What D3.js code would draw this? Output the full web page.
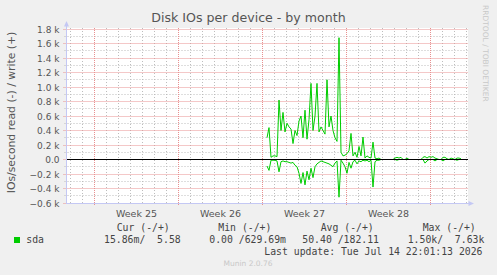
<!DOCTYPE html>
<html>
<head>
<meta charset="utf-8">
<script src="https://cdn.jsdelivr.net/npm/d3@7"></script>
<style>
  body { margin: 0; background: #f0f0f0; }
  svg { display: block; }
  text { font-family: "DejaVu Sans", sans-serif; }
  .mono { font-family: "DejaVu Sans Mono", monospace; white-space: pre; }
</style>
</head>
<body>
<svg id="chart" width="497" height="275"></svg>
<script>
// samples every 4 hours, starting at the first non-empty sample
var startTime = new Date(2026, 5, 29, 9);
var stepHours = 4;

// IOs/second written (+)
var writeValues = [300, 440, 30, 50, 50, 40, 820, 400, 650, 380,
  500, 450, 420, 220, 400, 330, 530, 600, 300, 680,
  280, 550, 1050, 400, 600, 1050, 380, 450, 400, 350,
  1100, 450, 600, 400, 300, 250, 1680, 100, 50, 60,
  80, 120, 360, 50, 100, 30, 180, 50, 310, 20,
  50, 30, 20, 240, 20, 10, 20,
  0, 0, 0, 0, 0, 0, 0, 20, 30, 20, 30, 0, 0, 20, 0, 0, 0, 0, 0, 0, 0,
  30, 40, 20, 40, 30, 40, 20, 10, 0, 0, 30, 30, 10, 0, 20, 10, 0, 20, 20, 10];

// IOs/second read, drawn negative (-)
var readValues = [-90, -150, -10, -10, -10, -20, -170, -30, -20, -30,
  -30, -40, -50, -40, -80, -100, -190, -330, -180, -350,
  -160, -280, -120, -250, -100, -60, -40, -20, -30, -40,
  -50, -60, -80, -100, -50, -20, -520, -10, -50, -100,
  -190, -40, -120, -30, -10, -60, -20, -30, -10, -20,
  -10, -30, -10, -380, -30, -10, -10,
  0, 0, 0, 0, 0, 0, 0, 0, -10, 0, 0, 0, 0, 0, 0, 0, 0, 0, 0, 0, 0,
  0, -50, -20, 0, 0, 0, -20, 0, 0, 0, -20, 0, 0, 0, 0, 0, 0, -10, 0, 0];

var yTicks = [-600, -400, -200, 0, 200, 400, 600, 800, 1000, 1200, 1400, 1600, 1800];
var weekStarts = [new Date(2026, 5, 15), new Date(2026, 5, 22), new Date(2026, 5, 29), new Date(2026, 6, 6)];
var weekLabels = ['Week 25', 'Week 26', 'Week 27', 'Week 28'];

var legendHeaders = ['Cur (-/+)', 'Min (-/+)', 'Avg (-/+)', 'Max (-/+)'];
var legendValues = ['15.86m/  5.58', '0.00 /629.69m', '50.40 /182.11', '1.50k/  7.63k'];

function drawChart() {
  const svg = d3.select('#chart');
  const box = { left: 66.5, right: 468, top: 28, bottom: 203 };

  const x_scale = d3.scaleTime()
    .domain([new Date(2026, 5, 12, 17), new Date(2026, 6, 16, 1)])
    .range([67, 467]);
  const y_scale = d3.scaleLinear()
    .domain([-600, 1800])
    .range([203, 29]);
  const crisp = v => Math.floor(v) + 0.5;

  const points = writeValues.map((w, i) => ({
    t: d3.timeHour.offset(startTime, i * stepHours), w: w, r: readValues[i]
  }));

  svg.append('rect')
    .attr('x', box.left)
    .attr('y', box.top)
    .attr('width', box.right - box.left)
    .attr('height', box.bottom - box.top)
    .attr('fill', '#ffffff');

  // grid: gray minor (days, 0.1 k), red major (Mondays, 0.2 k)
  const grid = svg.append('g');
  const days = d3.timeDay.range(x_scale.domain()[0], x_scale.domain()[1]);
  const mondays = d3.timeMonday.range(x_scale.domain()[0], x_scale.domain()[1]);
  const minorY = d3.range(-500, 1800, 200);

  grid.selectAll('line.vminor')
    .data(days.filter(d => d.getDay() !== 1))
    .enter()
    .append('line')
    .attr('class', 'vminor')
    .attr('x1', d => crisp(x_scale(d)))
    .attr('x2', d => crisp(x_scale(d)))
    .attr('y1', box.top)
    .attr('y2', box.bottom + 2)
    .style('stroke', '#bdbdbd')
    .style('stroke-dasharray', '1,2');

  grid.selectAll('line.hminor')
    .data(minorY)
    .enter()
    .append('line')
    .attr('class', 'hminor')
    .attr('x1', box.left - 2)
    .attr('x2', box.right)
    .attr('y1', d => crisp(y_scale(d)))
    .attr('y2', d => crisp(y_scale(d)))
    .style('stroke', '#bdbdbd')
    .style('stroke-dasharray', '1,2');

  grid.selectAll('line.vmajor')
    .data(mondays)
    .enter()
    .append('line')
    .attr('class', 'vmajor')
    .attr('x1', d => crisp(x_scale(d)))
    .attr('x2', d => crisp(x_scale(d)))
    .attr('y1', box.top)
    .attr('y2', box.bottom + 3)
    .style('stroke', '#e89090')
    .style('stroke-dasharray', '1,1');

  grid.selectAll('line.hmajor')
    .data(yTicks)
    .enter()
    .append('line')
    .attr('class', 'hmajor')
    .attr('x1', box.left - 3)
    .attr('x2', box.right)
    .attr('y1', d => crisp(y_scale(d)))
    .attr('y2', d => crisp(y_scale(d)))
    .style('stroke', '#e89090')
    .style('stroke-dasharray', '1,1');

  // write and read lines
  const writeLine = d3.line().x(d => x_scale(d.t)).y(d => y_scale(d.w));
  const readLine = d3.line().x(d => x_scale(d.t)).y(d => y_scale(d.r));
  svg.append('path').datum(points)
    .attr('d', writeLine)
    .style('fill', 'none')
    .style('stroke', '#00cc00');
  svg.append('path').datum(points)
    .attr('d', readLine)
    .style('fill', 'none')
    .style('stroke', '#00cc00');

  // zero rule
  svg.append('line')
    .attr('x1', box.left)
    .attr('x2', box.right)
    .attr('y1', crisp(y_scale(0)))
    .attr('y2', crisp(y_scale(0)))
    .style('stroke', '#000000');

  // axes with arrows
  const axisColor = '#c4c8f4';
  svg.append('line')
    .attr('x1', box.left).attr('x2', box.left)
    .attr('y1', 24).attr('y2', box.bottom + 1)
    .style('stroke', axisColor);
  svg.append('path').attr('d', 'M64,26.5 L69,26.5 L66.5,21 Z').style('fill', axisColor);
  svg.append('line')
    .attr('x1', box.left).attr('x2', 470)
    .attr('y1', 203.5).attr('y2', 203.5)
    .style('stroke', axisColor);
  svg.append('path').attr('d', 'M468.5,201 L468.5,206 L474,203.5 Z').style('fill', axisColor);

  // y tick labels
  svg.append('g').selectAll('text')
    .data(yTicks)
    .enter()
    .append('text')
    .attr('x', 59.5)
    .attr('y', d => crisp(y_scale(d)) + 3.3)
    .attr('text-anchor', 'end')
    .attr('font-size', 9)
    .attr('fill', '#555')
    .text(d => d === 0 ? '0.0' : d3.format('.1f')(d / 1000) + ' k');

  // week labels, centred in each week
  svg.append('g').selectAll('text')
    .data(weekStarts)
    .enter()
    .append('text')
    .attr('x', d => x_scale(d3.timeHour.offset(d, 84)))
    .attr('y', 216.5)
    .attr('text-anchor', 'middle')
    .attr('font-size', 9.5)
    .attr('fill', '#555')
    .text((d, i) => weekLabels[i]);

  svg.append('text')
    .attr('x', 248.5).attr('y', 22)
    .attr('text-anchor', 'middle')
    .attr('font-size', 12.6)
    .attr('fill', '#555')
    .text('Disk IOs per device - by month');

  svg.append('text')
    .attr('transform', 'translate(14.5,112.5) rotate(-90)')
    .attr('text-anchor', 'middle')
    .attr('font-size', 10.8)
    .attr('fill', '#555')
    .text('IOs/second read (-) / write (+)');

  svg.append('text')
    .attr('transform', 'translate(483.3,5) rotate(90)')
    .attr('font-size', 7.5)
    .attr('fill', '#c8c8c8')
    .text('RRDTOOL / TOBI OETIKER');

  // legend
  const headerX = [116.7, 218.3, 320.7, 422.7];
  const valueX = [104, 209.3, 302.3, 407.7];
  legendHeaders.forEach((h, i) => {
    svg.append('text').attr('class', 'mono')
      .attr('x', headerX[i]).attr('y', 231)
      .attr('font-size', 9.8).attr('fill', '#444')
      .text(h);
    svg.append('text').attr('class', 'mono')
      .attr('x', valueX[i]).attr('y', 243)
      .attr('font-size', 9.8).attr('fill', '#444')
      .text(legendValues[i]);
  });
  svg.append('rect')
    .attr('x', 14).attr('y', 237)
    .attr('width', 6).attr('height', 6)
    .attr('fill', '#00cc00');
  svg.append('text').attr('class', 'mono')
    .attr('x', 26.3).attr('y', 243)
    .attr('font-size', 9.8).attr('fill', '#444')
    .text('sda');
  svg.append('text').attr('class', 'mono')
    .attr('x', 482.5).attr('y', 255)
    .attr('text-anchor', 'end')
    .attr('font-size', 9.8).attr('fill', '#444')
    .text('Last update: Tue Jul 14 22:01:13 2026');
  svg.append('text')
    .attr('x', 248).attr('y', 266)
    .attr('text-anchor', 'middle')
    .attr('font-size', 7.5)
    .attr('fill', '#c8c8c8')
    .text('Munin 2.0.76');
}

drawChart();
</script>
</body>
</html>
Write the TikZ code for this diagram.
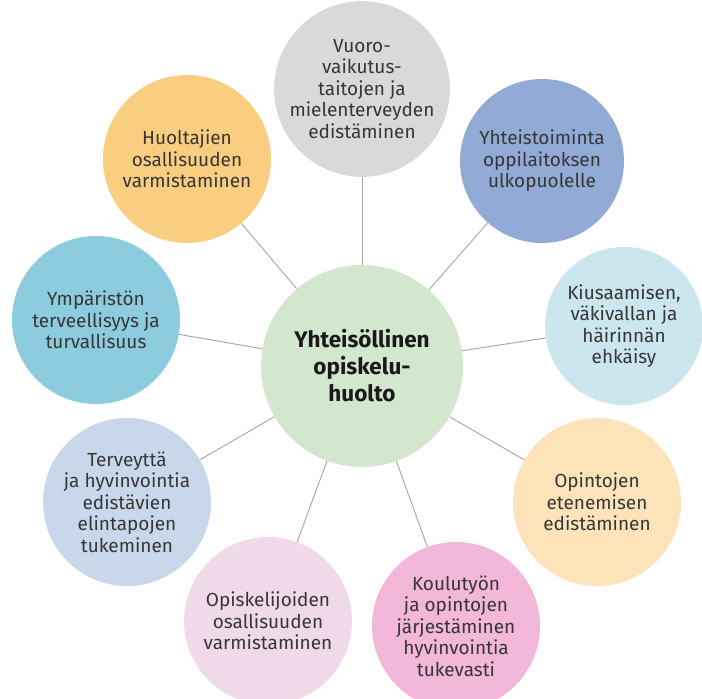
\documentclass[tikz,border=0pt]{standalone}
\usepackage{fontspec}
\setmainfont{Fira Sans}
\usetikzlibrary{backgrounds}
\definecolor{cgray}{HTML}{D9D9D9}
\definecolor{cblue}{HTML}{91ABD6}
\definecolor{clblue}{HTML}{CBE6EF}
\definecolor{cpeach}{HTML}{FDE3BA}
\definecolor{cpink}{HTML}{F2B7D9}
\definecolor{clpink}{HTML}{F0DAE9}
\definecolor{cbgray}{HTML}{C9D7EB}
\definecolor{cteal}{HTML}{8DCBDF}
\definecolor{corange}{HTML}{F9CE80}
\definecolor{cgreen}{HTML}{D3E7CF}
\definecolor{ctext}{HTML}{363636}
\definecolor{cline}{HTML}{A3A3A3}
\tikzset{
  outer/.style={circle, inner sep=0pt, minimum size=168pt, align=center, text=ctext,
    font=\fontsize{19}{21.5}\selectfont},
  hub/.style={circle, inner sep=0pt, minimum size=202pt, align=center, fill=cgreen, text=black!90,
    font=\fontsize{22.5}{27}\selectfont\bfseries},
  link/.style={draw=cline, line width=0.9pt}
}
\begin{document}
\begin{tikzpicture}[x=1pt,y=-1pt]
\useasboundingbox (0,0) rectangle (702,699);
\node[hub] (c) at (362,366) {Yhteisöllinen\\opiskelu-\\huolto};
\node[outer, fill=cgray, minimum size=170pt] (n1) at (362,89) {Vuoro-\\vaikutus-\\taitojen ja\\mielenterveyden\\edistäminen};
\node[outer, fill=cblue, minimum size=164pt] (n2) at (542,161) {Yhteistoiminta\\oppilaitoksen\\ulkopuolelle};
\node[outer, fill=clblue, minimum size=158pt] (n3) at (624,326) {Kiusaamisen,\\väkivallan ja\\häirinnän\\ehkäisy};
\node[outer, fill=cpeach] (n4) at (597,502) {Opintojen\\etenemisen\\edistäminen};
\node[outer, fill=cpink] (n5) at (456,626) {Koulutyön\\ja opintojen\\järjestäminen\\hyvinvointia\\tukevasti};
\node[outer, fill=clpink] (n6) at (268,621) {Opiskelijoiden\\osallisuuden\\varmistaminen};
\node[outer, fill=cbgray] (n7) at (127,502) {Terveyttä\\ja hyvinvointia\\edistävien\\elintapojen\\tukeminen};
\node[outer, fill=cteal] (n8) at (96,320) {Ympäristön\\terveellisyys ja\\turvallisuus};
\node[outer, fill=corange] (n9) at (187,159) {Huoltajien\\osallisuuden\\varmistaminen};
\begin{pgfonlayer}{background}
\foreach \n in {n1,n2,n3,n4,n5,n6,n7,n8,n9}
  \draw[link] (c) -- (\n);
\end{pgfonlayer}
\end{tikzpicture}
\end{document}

- - - -

- Requirements: Leave the pictures out, and restate exactly the lines from the start of the records through the one that contains "20, 20, 10];".

- Finished answer:
What D3.js code would draw this? Output the full web page.
<!DOCTYPE html>
<html>
<head>
<meta charset="utf-8">
<script src="https://cdn.jsdelivr.net/npm/d3@7"></script>
<style>
  body { margin: 0; background: #f0f0f0; }
  svg { display: block; }
  text { font-family: "DejaVu Sans", sans-serif; }
  .mono { font-family: "DejaVu Sans Mono", monospace; white-space: pre; }
</style>
</head>
<body>
<svg id="chart" width="497" height="275"></svg>
<script>
// samples every 4 hours, starting at the first non-empty sample
var startTime = new Date(2026, 5, 29, 9);
var stepHours = 4;

// IOs/second written (+)
var writeValues = [300, 440, 30, 50, 50, 40, 820, 400, 650, 380,
  500, 450, 420, 220, 400, 330, 530, 600, 300, 680,
  280, 550, 1050, 400, 600, 1050, 380, 450, 400, 350,
  1100, 450, 600, 400, 300, 250, 1680, 100, 50, 60,
  80, 120, 360, 50, 100, 30, 180, 50, 310, 20,
  50, 30, 20, 240, 20, 10, 20,
  0, 0, 0, 0, 0, 0, 0, 20, 30, 20, 30, 0, 0, 20, 0, 0, 0, 0, 0, 0, 0,
  30, 40, 20, 40, 30, 40, 20, 10, 0, 0, 30, 30, 10, 0, 20, 10, 0, 20, 20, 10];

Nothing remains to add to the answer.